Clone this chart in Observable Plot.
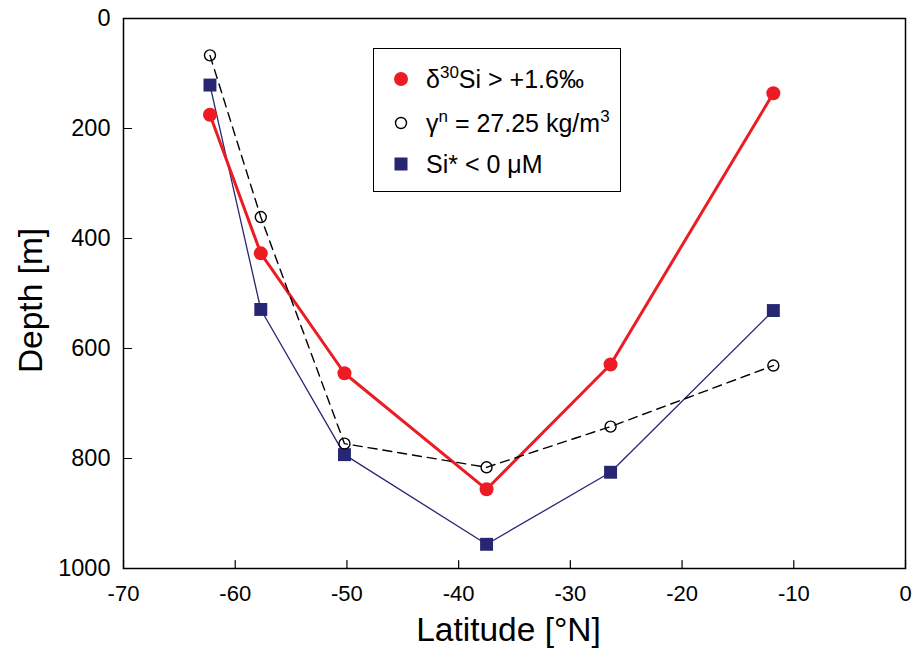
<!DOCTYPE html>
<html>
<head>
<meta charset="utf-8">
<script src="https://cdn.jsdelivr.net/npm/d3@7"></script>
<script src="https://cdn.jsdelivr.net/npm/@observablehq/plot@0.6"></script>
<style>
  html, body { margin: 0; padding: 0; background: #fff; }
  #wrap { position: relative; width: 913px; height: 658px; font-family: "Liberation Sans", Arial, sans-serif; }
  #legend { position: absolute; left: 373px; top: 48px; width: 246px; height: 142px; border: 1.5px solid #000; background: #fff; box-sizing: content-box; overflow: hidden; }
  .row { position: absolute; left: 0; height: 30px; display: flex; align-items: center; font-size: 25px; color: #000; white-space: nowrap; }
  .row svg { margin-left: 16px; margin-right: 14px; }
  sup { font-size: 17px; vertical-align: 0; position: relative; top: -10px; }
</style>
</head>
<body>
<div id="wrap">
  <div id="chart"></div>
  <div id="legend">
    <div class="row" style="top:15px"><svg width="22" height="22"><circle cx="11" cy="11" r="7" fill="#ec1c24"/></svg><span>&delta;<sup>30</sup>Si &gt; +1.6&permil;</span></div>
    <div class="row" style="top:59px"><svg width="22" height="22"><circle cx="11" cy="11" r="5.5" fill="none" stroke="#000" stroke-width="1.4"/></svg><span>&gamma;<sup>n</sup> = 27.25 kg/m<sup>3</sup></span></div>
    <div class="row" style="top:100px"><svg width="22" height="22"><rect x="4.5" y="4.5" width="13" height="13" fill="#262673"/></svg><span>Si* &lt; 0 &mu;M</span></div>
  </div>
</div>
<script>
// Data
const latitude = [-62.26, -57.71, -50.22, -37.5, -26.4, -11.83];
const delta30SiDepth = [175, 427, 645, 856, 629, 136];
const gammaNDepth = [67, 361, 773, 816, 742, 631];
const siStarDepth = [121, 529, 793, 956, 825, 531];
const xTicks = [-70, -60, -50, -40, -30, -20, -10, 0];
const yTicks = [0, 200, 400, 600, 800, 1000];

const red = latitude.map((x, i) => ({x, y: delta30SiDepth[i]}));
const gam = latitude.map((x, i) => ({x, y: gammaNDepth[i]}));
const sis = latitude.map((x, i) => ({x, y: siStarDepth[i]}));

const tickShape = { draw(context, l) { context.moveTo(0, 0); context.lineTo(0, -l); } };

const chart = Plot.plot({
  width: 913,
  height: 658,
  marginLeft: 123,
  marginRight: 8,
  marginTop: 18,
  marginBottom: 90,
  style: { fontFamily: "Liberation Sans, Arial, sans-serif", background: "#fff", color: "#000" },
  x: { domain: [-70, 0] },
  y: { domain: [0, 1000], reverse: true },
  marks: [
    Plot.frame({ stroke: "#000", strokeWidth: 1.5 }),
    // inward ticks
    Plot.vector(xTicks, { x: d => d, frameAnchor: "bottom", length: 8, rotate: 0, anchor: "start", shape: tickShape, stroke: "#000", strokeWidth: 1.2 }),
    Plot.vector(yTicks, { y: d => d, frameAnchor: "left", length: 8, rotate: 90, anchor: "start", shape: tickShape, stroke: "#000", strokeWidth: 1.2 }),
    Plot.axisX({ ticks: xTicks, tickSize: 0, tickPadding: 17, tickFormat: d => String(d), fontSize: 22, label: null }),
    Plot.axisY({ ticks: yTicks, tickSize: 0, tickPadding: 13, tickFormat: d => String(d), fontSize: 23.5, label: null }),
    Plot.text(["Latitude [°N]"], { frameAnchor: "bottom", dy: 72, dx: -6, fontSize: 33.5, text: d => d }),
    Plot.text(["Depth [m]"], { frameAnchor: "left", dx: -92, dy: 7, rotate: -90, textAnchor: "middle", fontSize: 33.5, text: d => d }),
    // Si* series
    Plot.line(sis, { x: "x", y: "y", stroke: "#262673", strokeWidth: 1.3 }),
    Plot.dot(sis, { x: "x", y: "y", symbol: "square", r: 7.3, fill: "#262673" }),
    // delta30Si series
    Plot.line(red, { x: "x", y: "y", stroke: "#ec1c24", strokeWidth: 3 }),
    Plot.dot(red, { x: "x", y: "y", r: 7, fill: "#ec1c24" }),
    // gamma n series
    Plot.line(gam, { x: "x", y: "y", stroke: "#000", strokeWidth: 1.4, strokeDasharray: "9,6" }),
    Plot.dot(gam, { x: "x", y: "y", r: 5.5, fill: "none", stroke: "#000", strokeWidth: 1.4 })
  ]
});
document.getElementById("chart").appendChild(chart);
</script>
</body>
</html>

━━━━━━

*Problem description:* From the listing above, copy out each line where the word "chart" appears.

*Complete response:*
Clone this chart in Observable Plot.
  <div id="chart"></div>
const chart = Plot.plot({
document.getElementById("chart").appendChild(chart);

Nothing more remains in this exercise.